A Website for Government, and for the People


A Website for Government, and for the People

Where do your tax dollars go? If you live in Washington State, now you have an easy way to find out. Gard just completed a new website for the Washington State Auditor’s Office that is making it easier for everyone to see their tax dollars at work.

We sat down with Julia Stoops, Gard’s web and digital director, to learn more.

Tell me about the project.

Washington’s State Auditor’s Office (SAO) is unique in the nation. Washington is the only state where one agency audits every single entity spending public dollars – every city, county, school district, library, port, fire department, and more has to submit financial reports annually to SAO. Essentially, SAO is sitting on a gold mine of data. This presented a great opportunity for SAO to be a resource to the public and earn their trust.

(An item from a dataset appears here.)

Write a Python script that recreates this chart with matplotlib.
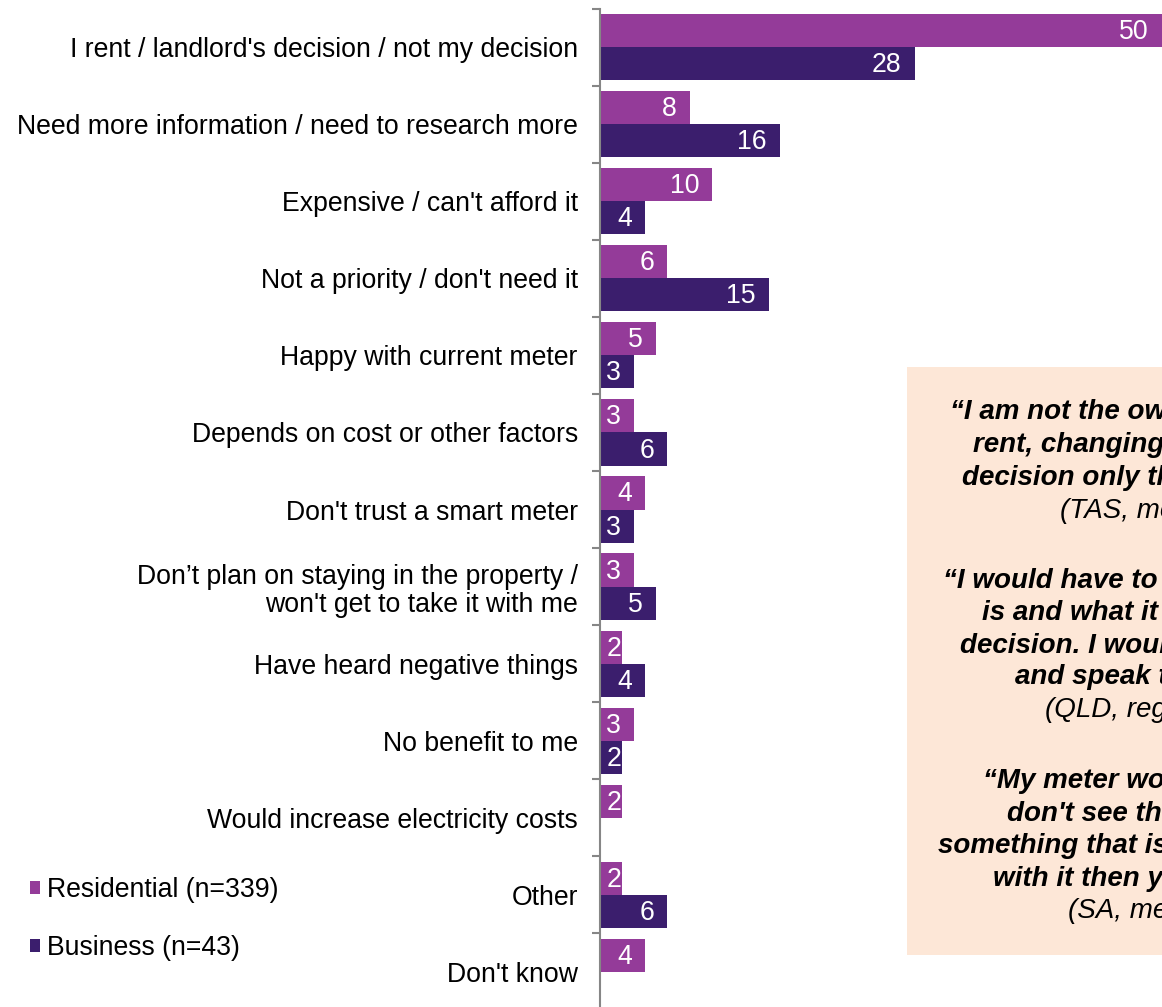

To help make that data easily accessible to the public, we developed a map that allows anyone visiting the website to drill down into different locations to see the revenues and expenditures of the various government entities that serve that location. If the website visitor wants to learn more, the map also delivers full audit reports from each of those governments.

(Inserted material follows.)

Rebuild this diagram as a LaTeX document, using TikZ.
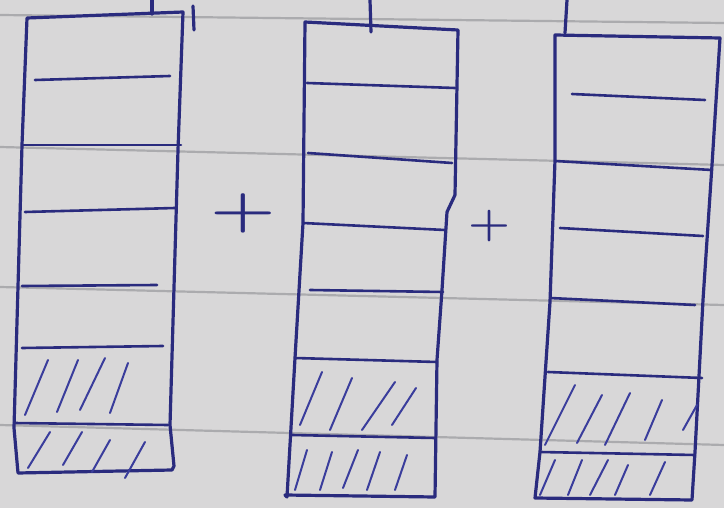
\documentclass[tikz,border=0pt]{standalone}
\usepackage{graphicx}
\definecolor{paper}{HTML}{D8D7D8}
\definecolor{rule}{HTML}{8E8E92}
\definecolor{ink}{HTML}{2A2B7E}
\definecolor{inklight}{HTML}{3A3D9C}
\tikzset{
  outline/.style={draw=ink, line width=3.2pt, line join=round, line cap=round},
  divider/.style={draw=ink, line width=2.6pt, line cap=round},
  hatch/.style={draw=inklight, line width=2pt, line cap=round},
  ruled/.style={draw=rule, line width=2.2pt, opacity=0.6},
  plussign/.style={text=ink, font=\bfseries\fontsize{50}{50}\selectfont}
}
\begin{document}
\begin{tikzpicture}[x=1pt,y=-1pt]
\useasboundingbox (0,0) rectangle (724,508);
\fill[paper] (0,0) rectangle (724,508);
% ruled paper lines
\draw[ruled] (0,15) -- (724,23);
\draw[ruled] (0,147) -- (724,165);
\draw[ruled] (0,287) -- (724,305);
\draw[ruled] (0,425) -- (724,445);

% ---------- column 1 ----------
\draw[outline] (27,18) -- (183,12) -- (178,150) -- (170,425) -- (174,466) -- (172,470) -- (18,473) -- (14,428) -- (22,145) -- cycle;
\draw[outline] (152,0) -- (152,14);
\draw[outline] (193,6) -- (194,30);
\draw[divider] (35,80) -- (170,76);
\draw[divider] (22,145) -- (181,145);
\draw[divider] (25,212) -- (175,208);
\draw[divider] (22,286) -- (157,285);
\draw[divider] (22,348) -- (163,346);
\draw[divider] (14,423) -- (168,425);
\draw[hatch] (25,415) -- (48,360);
\draw[hatch] (57,412) -- (78,360);
\draw[hatch] (80,410) -- (105,358);
\draw[hatch] (110,413) -- (128,363);
\draw[hatch] (28,468) -- (50,432);
\draw[hatch] (63,465) -- (82,432);
\draw[hatch] (92,472) -- (110,440);
\draw[hatch] (125,478) -- (145,442);

% ---------- column 2 ----------
\draw[outline] (305,22) -- (458,30) -- (455,195) -- (447,212) -- (442,290) -- (437,360) -- (435,497) -- (285,495) -- (287,497) -- (295,358) -- (303,223) -- cycle;
\draw[outline] (370,0) -- (371,32);
\draw[divider] (307,83) -- (455,88);
\draw[divider] (308,153) -- (452,163);
\draw[divider] (303,223) -- (445,230);
\draw[divider] (310,290) -- (443,292);
\draw[divider] (295,358) -- (437,362);
\draw[divider] (292,435) -- (435,438);
\draw[hatch] (300,425) -- (322,372);
\draw[hatch] (330,430) -- (352,378);
\draw[hatch] (362,430) -- (395,382);
\draw[hatch] (392,425) -- (416,388);
\draw[hatch] (295,490) -- (307,450);
\draw[hatch] (320,490) -- (332,452);
\draw[hatch] (343,488) -- (358,450);
\draw[hatch] (367,490) -- (380,452);
\draw[hatch] (395,490) -- (407,455);

% ---------- column 3 ----------
\draw[outline] (555,35) -- (720,38) -- (712,165) -- (703,300) -- (695,452) -- (692,500) -- (535,498) -- (540,452) -- (550,302) -- (555,160) -- cycle;
\draw[outline] (567,0) -- (565,33);
\draw[divider] (572,94) -- (705,100);
\draw[divider] (555,161) -- (712,170);
\draw[divider] (560,228) -- (703,236);
\draw[divider] (550,298) -- (695,305);
\draw[divider] (548,372) -- (702,378);
\draw[divider] (540,452) -- (695,455);
\draw[hatch] (545,445) -- (575,385);
\draw[hatch] (577,443) -- (602,395);
\draw[hatch] (605,445) -- (630,393);
\draw[hatch] (645,440) -- (662,400);
\draw[hatch] (683,430) -- (697,405);
\draw[hatch] (540,495) -- (555,460);
\draw[hatch] (568,495) -- (582,460);
\draw[hatch] (590,495) -- (608,460);
\draw[hatch] (615,495) -- (628,465);
\draw[hatch] (650,495) -- (665,462);

% plus signs
\node[plussign] (plusa) at (243,213) {\scalebox{1.5}[1.05]{+}};
\node[plussign, font=\bfseries\fontsize{40}{40}\selectfont] (plusb) at (489,226) {\scalebox{1.2}[1.05]{+}};
\end{tikzpicture}
\end{document}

But the general public only accounts for a fraction of the site’s total users. The thousands of government entities who must submit annual financial reports to SAO are also users, and they needed a better system to access SAO’s vast and ever-changing collection of rules and regulations. We developed an innovative feature that gives these government workers not just easier access to the rules, but also a way of annotating them and gathering them into customized collections.

What was the biggest challenge?

SAO frequently needs to update their rules for agencies submitting financial reports. Previously, agencies got those rules by downloading several dozen PDFs from the website. We learned from our audience research that often, staff at local governments were printing those PDFs to make notes on them and mark them up with Post-Its. The information in their paper copies quickly fell out of date, and they risked submitting improper financial reports.

To solve this problem, we custom-built an interactive system that gives government users access to the rules in their own private document with their own notes and flags. And when SAO updates the rules, the updates appear in every user’s document.

Understanding what people needed in this very specific usability situation was a really good challenge. Now we’re looking forward to testing the system over the next few months to understand how well it’s serving the purpose and how it can evolve.

How did this project help you develop future government websites?

This project showed me that we can think outside of the box for a government website. It doesn’t look very “government-y” – and we really made it for multiple different user types. We invited the general public in, and that’s a big differentiator because a lot of government sites are not like that. The staff at SAO truly believe that information is power, and they wanted to equip the citizens of Washington with information in an easy, inviting way.